Publication language
English
Pages
24pp
Date published
07 Jul 2022
Type
Research, reports and studies
Keywords
Local capacity
Countries
Global
Organisations
Centre for Strategic and International Studies

The international humanitarian community is increasingly focusing on the need for local and national actors to lead humanitarian response and recovery efforts in conflict-affected or disaster-prone regions, especially in the Global South. Local and national actors responding to crises remain severely underfunded, particularly in Africa, where civil society organizations (CSOs) receive insufficient funding from African and international actors alike. African funders reportedly directed 9 percent of large gifts to African CSOs between 2010 and 2019, while non-African philanthropists provided 14 percent of their funding to these groups.

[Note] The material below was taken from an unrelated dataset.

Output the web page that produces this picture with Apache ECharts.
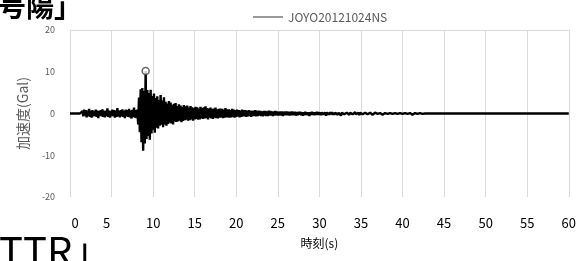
<!DOCTYPE html>
<html>
<head>
<meta charset="utf-8">
<script src="https://cdn.jsdelivr.net/npm/echarts@6/dist/echarts.min.js"></script>
<style>
  html, body { margin: 0; padding: 0; background: #fff; }
  #chart { width: 579px; height: 261px; }
</style>
</head>
<body>
<div id="chart"></div>
<script>
// 波形データ (0.1秒ごと, 0〜42.9秒), 以降は 0
const seriesName = 'JOYO20121024NS';
const dt = 0.1;
const endTime = 60;
const accel = [
  0, 0, 0, 0, 0, 0, 0, 0, 0, 0,
  0, 0, 0, 0, 0, 0.6, -0.7, 0.9, -0.5, 0.8,
  -0.9, 0.7, -0.6, 1.1, -0.8, 0.6, -1.0, 0.8, -0.7, 0.5,
  -0.6, 0.9, -0.8, 0.7, -1.1, 0.6, -0.5, 0.8, -0.7, 1.0,
  -0.8, 0.6, -0.9, 0.7, -0.6, 1.2, -0.8, 0.7, -1.0, 0.6,
  -0.7, 0.9, -0.6, 0.8, -1.0, 0.7, -0.8, 1.3, -0.7, 0.6,
  -0.9, 0.8, -0.7, 1.0, -0.8, 0.6, -1.1, 0.9, -0.7, 0.8,
  -0.8, 1.1, -0.9, 0.7, -1.2, 0.9, -0.8, 1.4, -1.0, 0.8,
  -1.1, 0.9, -2.6, 3.8, -4.5, 5.8, -6.9, 6.1, -8.9, 5.4,
  -7.2, 10.2, -6.1, 5.6, -5.4, 4.9, -6.3, 5.7, -4.8, 4.2,
  -3.9, 4.8, -4.6, 3.7, -3.4, 4.1, -3.6, 3.2, -2.9, 4.4,
  -2.7, 3.1, -3.3, 3.9, -2.6, 2.8, -2.9, 2.4, -2.5, 3.0,
  -2.2, 2.6, -2.4, 2.1, -2.6, 2.3, -1.9, 2.5, -2.0, 1.8,
  -1.9, 2.2, -1.7, 1.9, -2.1, 1.6, -1.8, 2.0, -1.6, 1.7,
  -1.5, 1.9, -1.7, 1.4, -1.6, 1.8, -1.4, 1.5, -1.7, 1.3,
  -1.4, 1.6, -1.3, 1.5, -1.5, 1.2, -1.4, 1.6, -1.2, 1.3,
  -1.3, 1.5, -1.2, 1.7, -1.1, 1.3, -1.4, 1.2, -1.0, 1.4,
  -1.2, 1.1, -1.3, 1.2, -1.0, 1.4, -1.1, 1.0, -1.2, 1.1,
  -1.0, 1.2, -0.9, 1.1, -1.1, 0.9, -1.0, 1.3, -0.9, 1.0,
  -0.9, 1.0, -1.0, 0.8, -0.9, 1.1, -0.8, 0.9, -1.0, 0.8,
  -0.8, 0.9, -0.7, 0.8, -0.9, 0.7, -0.8, 0.9, -0.7, 0.8,
  -0.7, 0.8, -0.8, 0.6, -0.7, 0.8, -0.6, 0.7, -0.8, 0.6,
  -0.6, 0.7, -0.6, 0.8, -0.7, 0.6, -0.6, 0.7, -0.5, 0.6,
  -0.6, 0.5, -0.7, 0.6, -0.5, 0.6, -0.6, 0.5, -0.6, 0.7,
  -0.5, 0.6, -0.5, 0.5, -0.6, 0.5, -0.5, 0.6, -0.4, 0.5,
  -0.5, 0.4, -0.5, 0.5, -0.4, 0.5, -0.6, 0.4, -0.4, 0.5,
  -0.4, 0.5, -0.4, 0.4, -0.5, 0.4, -0.4, 0.5, -0.4, 0.4,
  -0.4, 0.4, -0.5, 0.3, -0.4, 0.4, -0.3, 0.4, -0.4, 0.3,
  -0.5, 0.3, -0.4, 0.4, -0.3, 0.3, -0.4, 0.3, -0.6, 0.3,
  -0.3, 0.4, -0.3, 0.3, -0.4, 0.3, -0.3, 0.4, -0.3, 0.3,
  -0.3, 0.3, -0.4, 0.3, -0.3, 0.2, -0.3, 0.3, -0.5, 0.3,
  -0.3, 0.2, -0.3, 0.3, -0.2, 0.3, -0.3, 0.2, -0.3, 0.2,
  -0.2, 0.3, -0.3, 0.2, -0.2, 0.3, -0.5, 0.2, -0.2, 0.3,
  -0.2, 0.2, -0.3, 0.2, -0.2, 0.2, -0.3, 0.2, -0.2, 0.2,
  -0.2, 0.2, -0.2, 0.3, -0.2, 0.2, -0.2, 0.2, -0.4, 0.2,
  -0.2, 0.1, -0.2, 0.2, -0.1, 0.2, -0.2, 0.1, -0.2, 0.1,
  -0.1, 0.2, -0.1, 0.1, -0.3, 0.1, -0.1, 0.2, -0.1, 0.1,
  -0.1, 0.1, -0.1, 0.1, -0.1, 0.1, -0.3, 0.1, -0.1, 0.1,
  -0.1, 0.1, -0.1, 0.1, -0.1, 0.1, -0.1, 0.1, -0.1, 0.1,
  -0.1, 0.1, -0.2, 0.1, -0.1, 0.1, -0.1, 0.1, -0.1, 0.1,
  -0.1, 0.1, -0.1, 0.1, -0.1, 0.1, -0.1, 0.1, -0.1, 0.1,
  -0.1, 0.1, -0.3, 0.1, -0.1, 0.1, -0.1, 0.1, -0.1, 0.1,
  -0.1, 0.1, -0.1, 0.1, -0.1, 0, 0, 0, 0, 0
];
// 最大値の点 (時刻, 加速度)
const peak = [9.1, 10.2];
const xTicks = { min: 0, max: 60, step: 5 };
const yTicks = { min: -20, max: 20, step: 10 };

const lineData = accel.map((v, i) => [+(i * dt).toFixed(1), v]);
lineData.push([endTime, 0]);

const font = '"Noto Sans CJK JP", "Noto Sans", sans-serif';
const chart = echarts.init(document.getElementById('chart'));

chart.setOption({
  animation: false,
  backgroundColor: '#fff',
  textStyle: { fontFamily: font },
  grid: { left: 70, right: 9, top: 30, bottom: 64 },
  legend: {
    data: [{ name: seriesName, icon: 'rect' }],
    left: 248,
    top: 6,
    itemWidth: 30,
    itemHeight: 1,
    itemGap: 4,
    itemStyle: { color: '#333' },
    textStyle: { fontSize: 12, color: '#595959', fontFamily: font }
  },
  xAxis: {
    type: 'value',
    min: xTicks.min,
    max: xTicks.max,
    interval: xTicks.step,
    name: '時刻(s)',
    nameLocation: 'middle',
    nameGap: 40,
    nameTextStyle: { fontSize: 12, color: '#000', fontFamily: font },
    axisLine: { show: false },
    axisTick: { show: false },
    axisLabel: {
      margin: 20,
      fontSize: 13,
      color: '#000',
      formatter: function (v) {
        if (v === 0) return '{r|0}';
        if (v === 5) return '{l|5}';
        return String(v);
      },
      rich: {
        r: { fontSize: 13, color: '#000', padding: [0, 0, 0, 10] },
        l: { fontSize: 13, color: '#000', padding: [0, 10, 0, 0] }
      }
    },
    splitLine: { show: true, lineStyle: { color: '#d9d9d9', width: 1 } }
  },
  yAxis: {
    type: 'value',
    min: yTicks.min,
    max: yTicks.max,
    interval: yTicks.step,
    name: '加速度(Gal)',
    nameLocation: 'middle',
    nameGap: 40,
    nameTextStyle: { fontSize: 14, color: '#595959', fontFamily: font },
    axisLine: { show: false },
    axisTick: { show: false },
    axisLabel: { margin: 15, fontSize: 9, color: '#595959' },
    splitLine: {
      show: true,
      lineStyle: {
        color: ['rgba(0,0,0,0)', 'rgba(0,0,0,0)', 'rgba(0,0,0,0)', 'rgba(0,0,0,0)', '#d9d9d9'],
        width: 1
      }
    }
  },
  series: [
    {
      name: seriesName,
      type: 'line',
      data: lineData,
      showSymbol: false,
      symbol: 'none',
      lineStyle: { color: '#000', width: 2.4 },
      itemStyle: { color: '#000' },
      z: 3
    },
    {
      name: 'peak',
      type: 'scatter',
      data: [peak],
      symbol: 'circle',
      symbolSize: 7,
      itemStyle: { color: '#fff', borderColor: '#404040', borderWidth: 1.5 },
      z: 4
    }
  ],
  graphic: [
    {
      type: 'text',
      style: {
        text: '号陽」',
        x: 82,
        y: 20,
        textAlign: 'right',
        textVerticalAlign: 'bottom',
        font: 'bold 28px ' + font,
        fill: '#000'
      }
    },
    {
      type: 'text',
      style: {
        text: 'TTR」',
        x: -1,
        y: 231,
        textAlign: 'left',
        textVerticalAlign: 'top',
        font: '40px ' + font,
        fill: '#000'
      }
    }
  ]
});
</script>
</body>
</html>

The United States is the world’s largest foreign assistance donor, having contributed $35.5 billion in overseas development assistance (ODA) in 2020. Much of this aid goes to sub-Saharan Africa, including $8.5 billion to 47 countries and 8 regional programs in 2020. Yet national and local organizations receive little of this funding directly. At the same time, Washington has repeatedly signaled a commitment to the “localization” of humanitarian aid, or the shift of decisionmaking power, program implementation, and resources to local and national actors. Yet localized humanitarian assistance in Africa has failed to materialize.

Bureaucratic and regulatory hurdles, as well as geostrategic calculations, pose a challenge to localization efforts. African voices are excluded from the decisionmaking landscape—in donor discussions and localization efforts themselves—resulting in a gap in cultural competency. The conversation on localization in Africa cannot be limited to the African continent; it must occur in donor capitals, with African voices leading the dialogue. To achieve sustainable localization, the U.S. and African policy landscapes should resolve bureaucratic obstacles and shift an exclusionary aid paradigm to one that is inclusive and builds on existing successes.